Il y a un certain risque à consacrer sa vie au « cinéma ». À cause de la futilité de la grande majorité de ses sujets, du peu d'innovation dont il fait le plus souvent preuve et de son affreux populisme, véritable fléau de la quête artistique (c'est la kryptonite de l'Art, vraiment). À cause aussi de sa prétention généralisée, qui se manifeste étrangement le plus souvent par de la bonne foi (une sorte de belle insouciance de faire véritablement partie de la confrérie du cinéma, qui serait obligatoirement opposée au public (populaire n'est pas populiste) et qui nierait le processus final du cinéma : la diffusion). Tant de soucis pour une si petite chose : ce n'est que du cinéma, il n'y a pas mort d'homme.

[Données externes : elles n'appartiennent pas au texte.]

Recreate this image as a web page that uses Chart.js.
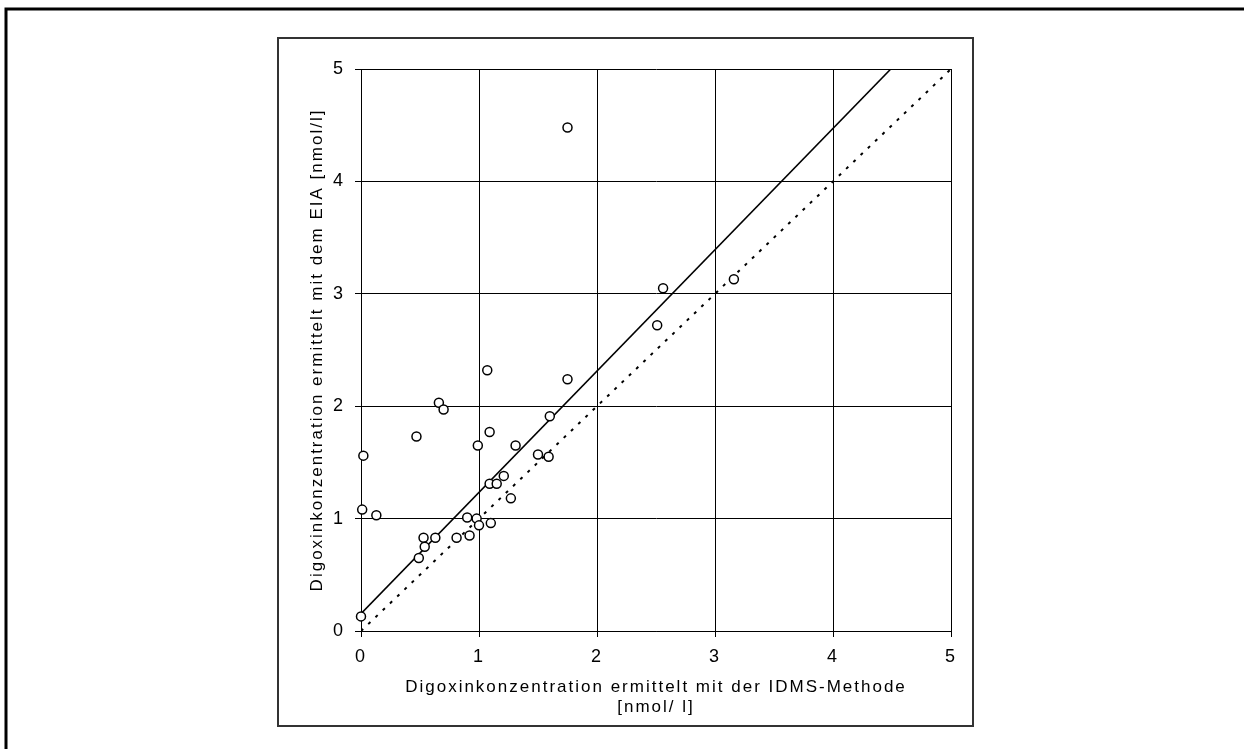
<!DOCTYPE html>
<html>
<head>
<meta charset="utf-8">
<script src="https://cdn.jsdelivr.net/npm/chart.js@4/dist/chart.umd.min.js"></script>
<style>
    body { margin: 0; background: #fff; }
    canvas { display: block; }
</style>
</head>
<body>
<canvas id="digoxinChart" width="1244" height="749"></canvas>
<script>
// IDMS (x) vs EIA (y), nmol/l
const idmsValues = [0.02, 0.01, 0.13, 0.00, 0.47, 0.66, 0.70, 0.53, 0.54, 0.49, 0.63, 0.81, 0.92,
    0.90, 0.98, 1.00, 1.10, 0.99, 1.07, 1.09, 1.09, 1.15, 1.21, 1.27, 1.31, 1.50, 1.59, 1.60,
    1.75, 1.75, 2.51, 2.56, 3.16];
const eiaValues = [1.56, 1.08, 1.03, 0.13, 1.73, 2.03, 1.97, 0.83, 0.75, 0.65, 0.83, 0.83, 0.85,
    1.01, 1.00, 0.94, 0.96, 1.65, 2.32, 1.77, 1.31, 1.31, 1.38, 1.18, 1.65, 1.57, 1.55, 1.91,
    2.24, 4.48, 2.72, 3.05, 3.13];

// regression line and the line of identity (end points)
const fitX = [0, 4.49];
const fitY = [0.155, 5];
const identityX = [0, 5];
const identityY = [0, 5];

const tickValues = [0, 1, 2, 3, 4, 5];
const xTitle = ["Digoxinkonzentration ermittelt mit der IDMS-Methode", "[nmol/ l]"];
const yTitle = "Digoxinkonzentration ermittelt mit dem EIA [nmol/l]";

const toPoints = (xs, ys) => xs.map((x, i) => ({ x: x, y: ys[i] }));

const fontFamily = "'Liberation Sans', Arial, sans-serif";

// frames round the chart, plus wider letter spacing for the axis titles
const framePlugin = {
    id: "frames",
    beforeDraw(chart) {
        const c = chart.ctx;
        c.save();
        c.strokeStyle = "#000";
        c.lineWidth = 3;
        c.strokeRect(6, 9, 1260, 760);
        c.strokeStyle = "#333";
        c.lineWidth = 2;
        c.strokeRect(278, 38, 695, 688);
        c.restore();
        c.letterSpacing = "2px";
    },
    beforeDatasetsDraw(chart) {
        chart.ctx.letterSpacing = "0px";
    }
};

const ctx = document.getElementById("digoxinChart").getContext("2d");

new Chart(ctx, {
    type: "scatter",
    data: {
        datasets: [{
            label: "Proben",
            data: toPoints(idmsValues, eiaValues),
            pointStyle: "circle",
            pointRadius: 4.5,
            pointBorderWidth: 1.5,
            borderColor: "#000",
            backgroundColor: "#fff",
            showLine: false,
            clip: false
        }, {
            label: "Regression",
            data: toPoints(fitX, fitY),
            showLine: true,
            borderColor: "#000",
            borderWidth: 1.6,
            pointRadius: 0
        }, {
            label: "y = x",
            data: toPoints(identityX, identityY),
            showLine: true,
            borderColor: "#000",
            borderWidth: 2,
            borderDash: [3, 7],
            pointRadius: 0
        }]
    },
    options: {
        responsive: false,
        devicePixelRatio: 1,
        animation: false,
        layout: {
            padding: { left: 278, right: 293, top: 69, bottom: 18 }
        },
        plugins: {
            legend: { display: false },
            tooltip: { enabled: false }
        },
        scales: {
            x: {
                type: "linear",
                min: 0,
                max: 5,
                afterBuildTicks: (scale) => { scale.ticks = tickValues.map(v => ({ value: v })); },
                afterFit: (scale) => { scale.height = 100; },
                ticks: { color: "#000", padding: 9, font: { family: fontFamily, size: 18 } },
                grid: { color: "#000", lineWidth: 1, tickLength: 6 },
                border: { color: "#000", width: 1 },
                title: {
                    display: true,
                    text: xTitle,
                    color: "#000",
                    font: { family: fontFamily, size: 17, lineHeight: 1.15 },
                    padding: { top: 0, bottom: 14 }
                }
            },
            y: {
                type: "linear",
                min: 0,
                max: 5,
                afterBuildTicks: (scale) => { scale.ticks = tickValues.map(v => ({ value: v })); },
                afterFit: (scale) => { scale.width = 83; },
                ticks: { color: "#000", padding: 10, font: { family: fontFamily, size: 18 } },
                grid: { color: "#000", lineWidth: 1, tickLength: 6 },
                border: { color: "#000", width: 1 },
                title: {
                    display: true,
                    text: yTitle,
                    color: "#000",
                    font: { family: fontFamily, size: 17, lineHeight: 1.15 },
                    padding: { top: 30, bottom: 0 }
                }
            }
        }
    },
    plugins: [framePlugin]
});
</script>
</body>
</html>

Devant la complexité d'une proposition comme celle de Mr. Nobody, il faut déconstruire le tout et en examiner les parties : Mr. Nobody est un film. Sur le temps, l'espace, la vie, les opportunités, les choix. Mr. Nobody ne s'intéresse pas à la vérité, car il a bien compris que la différence est minime entre ce qu'on se souvient d'avoir vécu et ce qu'on a véritablement vécu. Le cinéma permet souvent cette substitution des « souvenirs »; il permet de rêver, de laisser des personnages à qui il ne peut rien arriver vivre les choses à notre place et de se dire « si c'était moi, j'aurais... » après.
C'est l'histoire de Nemo Nobody. Il a peut-être choisi de rester sur cette gare d'Angleterre avec son père, ou il a peut-être choisi de partir avec sa mère pour l'Amérique. Cela aura influencé toute sa vie : la femme qu'il aura épousée, les enfants qu'il aura eus, son emploi. Le montage de Mr. Nobody s'octroie une quatrième dimension, celle des mondes possibles et propose en parallèle ces possibilités (qu'il a fallu réduire à trois cas d'espèce pour l'illustration). Mais l'inéquivalence des segments (les trois femmes ont une importance très variable dans le récit, ce qui va à l'encontre même de la proposition du film) démontre une première faiblesse. Car cette inéquivalence ouvre la porte aux comparaisons entre les récits : la jeune Juno Temple, délicieuse et énergique, vole la vedette à l'accablante Sarah Polley, stéréotypée au possible. Tant et si bien que certains récits paraissent moins « vrais », d'une certaine manière moins « plausibles » parce que moins « idéaux », et, cela aussi va à l'encontre de la proposition du film.
Mr. Nobody est un film comme devraient être tous les films : des explorations artistiques des émotions humaines. Un film qui ressemble parfois à une chanson de Pierre Lapointe par sa manière d'associer les images fortes entre elles pour qu'elles forment des émotions sans que cela ne soit obligatoirement rationnel, et qui se donne parfois des airs de The Fountain, d'Aronofsky ou de L'insoutenable légèreté de l'être, au niveau de la thématique. Et s'il n'était pas mort, Alain Robbe-Grillet sentirait certainement des affinités avec ce projet qui a une vision propre au médium cinématographique de l'état d'exister. Voilà un grand risque, qui donne lieu à autant de scènes magnifiques que des lourdes répétitions frisant la prétention; l'effet papillon, vraiment? Des défauts, Mr. Nobody en a. Mais quand on a la chance de voir le cinéma...
Il existe un seul endroit où l'on peut recommencer sa vie, choisir à nouveau, expérimenter les effets de toutes les possibilités d'un choix. Où l'on peut être vieux et jeune. Un seul endroit où l'on peut expérimenter les effets du temps (ralentis, accélérés, répétitions), un seul endroit où l'on peut vivre en ayant conscience de vivre ce que l'on vit. Où la vie s'éteint en même temps que la lampe du projecteur. La réponse, à tout et pour tout, de tout temps, c'est le cinéma. Voilà qui est rassurant, en quelque sorte. Et puis, beau clin d'oeil, le film se termine sur une mort d'homme, le dernier humain mortel, et c'est la fin du monde. Mr. Nobody est un film. Ah! si j'étais un film.